● EXERCISE GOAL
Begin with the first line below and retype each line exactly through the line containing "const refLevels = [0.89, 0.78];". Any pictures are to be left out.
——————
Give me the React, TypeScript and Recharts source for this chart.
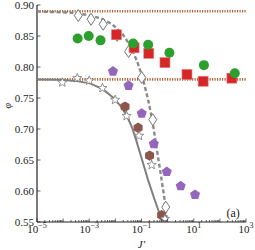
import React from 'react';
import { ComposedChart, Scatter, XAxis, YAxis, ReferenceLine, ReferenceDot } from 'recharts';

// x values are J', y values are phi
const greenX = [3.6e-4, 9.5e-4, 2.7e-3, 4.8e-2, 0.18, 1.17, 24.5, 372];
const greenY = [0.846, 0.85, 0.843, 0.838, 0.836, 0.823, 0.803, 0.79];

const redX = [0.011, 0.052, 0.19, 0.79, 5.5, 22.9, 288];
const redY = [0.852, 0.831, 0.822, 0.807, 0.788, 0.777, 0.782];

const diamondX = [3.8e-4, 1.17e-3, 3.4e-3, 0.0117, 0.032, 0.102, 0.27, 0.85];
const diamondY = [0.883, 0.877, 0.869, 0.851, 0.825, 0.783, 0.715, 0.574];

const starX = [9.3e-5, 3.5e-4, 1.0e-3, 3.2e-3, 9.8e-3, 0.027, 0.081, 0.245, 0.79];
const starY = [0.775, 0.782, 0.778, 0.766, 0.747, 0.721, 0.689, 0.642, 0.555];

const hexX = [0.0234, 0.074, 0.204, 0.59];
const hexY = [0.736, 0.702, 0.657, 0.561];

const pentX = [8.1e-3, 0.032, 0.102, 0.295, 0.93, 3.16, 11.2];
const pentY = [0.793, 0.77, 0.725, 0.676, 0.631, 0.608, 0.594];

// theory curves
const dashX = [1e-5, 1.8e-4, 6.9e-4, 2.6e-3, 7.4e-3, 0.018, 0.036, 0.068, 0.115, 0.178, 0.257, 0.363, 0.513, 0.741, 0.955];
const dashY = [0.8895, 0.8878, 0.8846, 0.8789, 0.8692, 0.8546, 0.8352, 0.8093, 0.7801, 0.7476, 0.7152, 0.6747, 0.6342, 0.5904, 0.55];

const solidX = [1e-5, 7.6e-5, 2.9e-4, 1.07e-3, 3.4e-3, 8.1e-3, 0.0166, 0.0282, 0.0437, 0.0617, 0.105, 0.178, 0.302, 0.513, 0.617];
const solidY = [0.78, 0.7793, 0.7776, 0.7736, 0.7639, 0.7509, 0.7363, 0.7201, 0.7023, 0.6828, 0.6504, 0.618, 0.5888, 0.5613, 0.55];

const refLevels = [0.89, 0.78];

const yTicks = [0.55, 0.6, 0.65, 0.7, 0.75, 0.8, 0.85, 0.9];
const decades = [-5, -4, -3, -2, -1, 0, 1, 2];
const labelExps = [-5, -3, -1, 1, 3];
const xTicks = [
  ...decades.flatMap((d) => [1, 2, 3, 4, 5, 6, 7, 8, 9].map((m) => m * Math.pow(10, d))),
  1000,
];

const zip = (xs: number[], ys: number[]) => xs.map((x, i) => ({ x, y: ys[i] }));

const FONT = '"Liberation Serif", "DejaVu Serif", serif';
const AX = '#222';

const XTick = (props: any) => {
  const { x, y, payload, top } = props;
  const e = Math.log10(payload.value);
  const re = Math.round(e);
  const major = Math.abs(e - re) < 1e-6;
  const len = major ? 3.5 : 2;
  const dir = top ? 1 : -1;
  return (
    <g>
      <line x1={x} x2={x} y1={y} y2={y + dir * len} stroke={AX} strokeWidth={0.7} />
      {!top && major && labelExps.includes(re) ? (
        <text x={x} y={y + 10.5} textAnchor="middle" fontFamily={FONT} fontSize={11} fill="#222">
          10
          <tspan dy={-4.5} fontSize={8}>
            {re < 0 ? '\u2212' + Math.abs(re) : re}
          </tspan>
        </text>
      ) : null}
    </g>
  );
};

const YTick = (props: any) => {
  const { x, y, payload, right } = props;
  return (
    <g>
      <line x1={x} x2={x + (right ? -3.5 : 3.5)} y1={y} y2={y} stroke={AX} strokeWidth={0.7} />
      {!right ? (
        <text x={x - 3} y={y} dy={3.8} textAnchor="end" fontFamily={FONT} fontSize={11} fill="#222">
          {payload.value.toFixed(2)}
        </text>
      ) : null}
    </g>
  );
};

const Circle = ({ cx, cy }: any) => <circle cx={cx} cy={cy} r={5} fill="#2ca02c" />;
const Square = ({ cx, cy }: any) => (
  <rect x={cx - 5} y={cy - 5} width={10} height={10} fill="#d62728" stroke="#e8787a" strokeWidth={0.6} />
);
const Diamond = ({ cx, cy }: any) => (
  <path
    d={`M${cx},${cy - 6} L${cx + 4},${cy} L${cx},${cy + 6} L${cx - 4},${cy} Z`}
    fill="#fff"
    stroke="#666"
    strokeWidth={0.9}
  />
);
const poly = (cx: number, cy: number, n: number, r: number, rot: number) =>
  Array.from({ length: n }, (_, i) => {
    const a = rot + (i * 2 * Math.PI) / n;
    return `${cx + r * Math.cos(a)},${cy + r * Math.sin(a)}`;
  }).join(' ');
const Star = ({ cx, cy }: any) => {
  const pts = Array.from({ length: 10 }, (_, i) => {
    const r = i % 2 === 0 ? 4.8 : 2.1;
    const a = -Math.PI / 2 + (i * Math.PI) / 5;
    return `${cx + r * Math.cos(a)},${cy + r * Math.sin(a)}`;
  }).join(' ');
  return <polygon points={pts} fill="#fff" stroke="#777" strokeWidth={0.8} />;
};
const Hex = ({ cx, cy }: any) => <polygon points={poly(cx, cy, 6, 5.2, -Math.PI / 2)} fill="#8c564b" />;
const Pent = ({ cx, cy }: any) => <polygon points={poly(cx, cy, 5, 5.3, -Math.PI / 2)} fill="#9467bd" />;
const NoDot = () => <g />;

export default function App() {
  return (
    <div style={{ position: 'absolute', left: 0, top: 0, background: '#fff' }}>
      <ComposedChart width={255} height={250} margin={{ top: 5, right: 9, left: 0, bottom: 0 }}>
        <XAxis
          dataKey="x"
          type="number"
          scale="log"
          domain={[1e-5, 1000]}
          allowDataOverflow
          ticks={xTicks}
          interval={0}
          tickSize={0}
          tickMargin={0}
          tickLine={false}
          tick={<XTick />}
          height={28}
          axisLine={{ stroke: AX, strokeWidth: 1.2 }}
          label={{ value: 'J\u2032', position: 'insideBottom', offset: 2, style: { fontFamily: FONT, fontStyle: 'italic', fontSize: 11, fill: '#222' } }}
        />
        <XAxis
          xAxisId="top"
          orientation="top"
          type="number"
          scale="log"
          domain={[1e-5, 1000]}
          allowDataOverflow
          ticks={xTicks}
          interval={0}
          tickSize={0}
          tickMargin={0}
          tickLine={false}
          tick={<XTick top />}
          height={0}
          axisLine={{ stroke: AX, strokeWidth: 1.2 }}
        />
        <YAxis
          dataKey="y"
          type="number"
          domain={[0.55, 0.9]}
          allowDataOverflow
          ticks={yTicks}
          interval={0}
          tickSize={0}
          tickMargin={0}
          tickLine={false}
          tick={<YTick />}
          width={37}
          axisLine={{ stroke: AX, strokeWidth: 1.2 }}
          label={{ value: '\u03c6', angle: -90, position: 'insideLeft', offset: 7, dy: -5, style: { fontFamily: FONT, fontStyle: 'italic', fontSize: 10, fill: '#222' } }}
        />
        <YAxis
          yAxisId="right"
          orientation="right"
          type="number"
          domain={[0.55, 0.9]}
          allowDataOverflow
          ticks={yTicks}
          interval={0}
          tickSize={0}
          tickMargin={0}
          tickLine={false}
          tick={<YTick right />}
          width={0}
          axisLine={{ stroke: AX, strokeWidth: 1.2 }}
        />
        {refLevels.map((v) => (
          <ReferenceLine key={v} y={v} stroke="#b0683a" strokeWidth={2.6} strokeDasharray="1.2 1.3" />
        ))}
        <Scatter
          data={zip(dashX, dashY)}
          line={{ stroke: '#8a8a8a', strokeWidth: 2.4, strokeDasharray: '4 2.5' }}
          lineType="joint"
          shape={<NoDot />}
          isAnimationActive={false}
        />
        <Scatter
          data={zip(solidX, solidY)}
          line={{ stroke: '#7f7f7f', strokeWidth: 2 }}
          lineType="joint"
          shape={<NoDot />}
          isAnimationActive={false}
        />
        <Scatter data={zip(hexX, hexY)} shape={<Hex />} isAnimationActive={false} />
        <Scatter data={zip(starX, starY)} shape={<Star />} isAnimationActive={false} />
        <Scatter data={zip(diamondX, diamondY)} shape={<Diamond />} isAnimationActive={false} />
        <Scatter data={zip(pentX, pentY)} shape={<Pent />} isAnimationActive={false} />
        <Scatter data={zip(redX, redY)} shape={<Square />} isAnimationActive={false} />
        <Scatter data={zip(greenX, greenY)} shape={<Circle />} isAnimationActive={false} />
        <ReferenceDot
          x={324}
          y={0.5645}
          r={0}
          fill="none"
          stroke="none"
          label={{ value: '(a)', position: 'center', style: { fontFamily: FONT, fontSize: 12, fill: '#222' } }}
        />
      </ComposedChart>
    </div>
  );
}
——————
● RESPONSE TO THE TASK
Give me the React, TypeScript and Recharts source for this chart.
import React from 'react';
import { ComposedChart, Scatter, XAxis, YAxis, ReferenceLine, ReferenceDot } from 'recharts';

// x values are J', y values are phi
const greenX = [3.6e-4, 9.5e-4, 2.7e-3, 4.8e-2, 0.18, 1.17, 24.5, 372];
const greenY = [0.846, 0.85, 0.843, 0.838, 0.836, 0.823, 0.803, 0.79];

const redX = [0.011, 0.052, 0.19, 0.79, 5.5, 22.9, 288];
const redY = [0.852, 0.831, 0.822, 0.807, 0.788, 0.777, 0.782];

const diamondX = [3.8e-4, 1.17e-3, 3.4e-3, 0.0117, 0.032, 0.102, 0.27, 0.85];
const diamondY = [0.883, 0.877, 0.869, 0.851, 0.825, 0.783, 0.715, 0.574];

const starX = [9.3e-5, 3.5e-4, 1.0e-3, 3.2e-3, 9.8e-3, 0.027, 0.081, 0.245, 0.79];
const starY = [0.775, 0.782, 0.778, 0.766, 0.747, 0.721, 0.689, 0.642, 0.555];

const hexX = [0.0234, 0.074, 0.204, 0.59];
const hexY = [0.736, 0.702, 0.657, 0.561];

const pentX = [8.1e-3, 0.032, 0.102, 0.295, 0.93, 3.16, 11.2];
const pentY = [0.793, 0.77, 0.725, 0.676, 0.631, 0.608, 0.594];

// theory curves
const dashX = [1e-5, 1.8e-4, 6.9e-4, 2.6e-3, 7.4e-3, 0.018, 0.036, 0.068, 0.115, 0.178, 0.257, 0.363, 0.513, 0.741, 0.955];
const dashY = [0.8895, 0.8878, 0.8846, 0.8789, 0.8692, 0.8546, 0.8352, 0.8093, 0.7801, 0.7476, 0.7152, 0.6747, 0.6342, 0.5904, 0.55];

const solidX = [1e-5, 7.6e-5, 2.9e-4, 1.07e-3, 3.4e-3, 8.1e-3, 0.0166, 0.0282, 0.0437, 0.0617, 0.105, 0.178, 0.302, 0.513, 0.617];
const solidY = [0.78, 0.7793, 0.7776, 0.7736, 0.7639, 0.7509, 0.7363, 0.7201, 0.7023, 0.6828, 0.6504, 0.618, 0.5888, 0.5613, 0.55];

const refLevels = [0.89, 0.78];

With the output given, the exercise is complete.